Weitere Einzelheiten möchte die Justizbehörde derzeit nicht mitteilen, nach Prüfung der Ergebnisse des Vergabeverfahrens würde dann über weitere Schritte entschieden. „Sollte das Verfahren in Teilen nicht erfolgreich sein, können direkte Verhandlungen beginnen“, sagt Sulzmann.

Behörde: „Lediglich einzelne Regelungen aktualisiert“

„Hamburg setzt sich stark für das Wohl von Tieren ein“, so der Sprecher der Justizbehörde. Die finanziellen Spielräume für die Finanzierung der Tierunterbringung seien aber durch den Haushalt vorgegeben. Die meisten Punkte in den Vergabeunterlagen entsprächen der seit Jahren üblichen Praxis bei der Tierunterbringung in Hamburg. „Lediglich einzelne Regelungen wurden aktualisiert“, sagt Sulzmann.
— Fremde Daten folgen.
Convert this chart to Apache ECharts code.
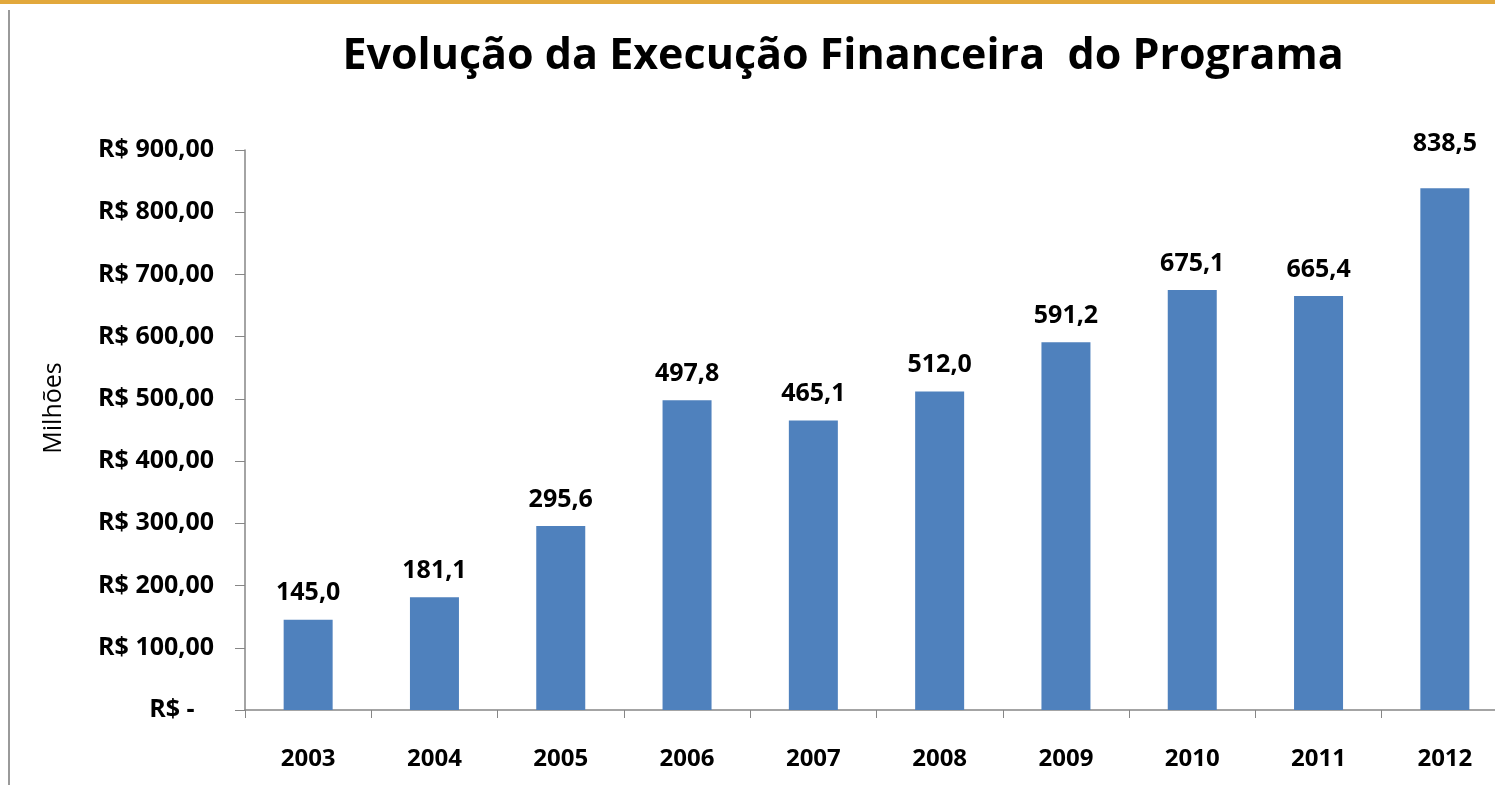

Diese Aktualisierungen dienten dazu, die Zusammenarbeit für beide Seiten noch besser planbar zu machen und den Vertrag zukunftssicher zu gestalten. „In der Tierunterbringung brauchen wir als Stadt Zuverlässigkeit und Planbarkeit.“ Nach diesen Bedarfen richte sich die Ausschreibung.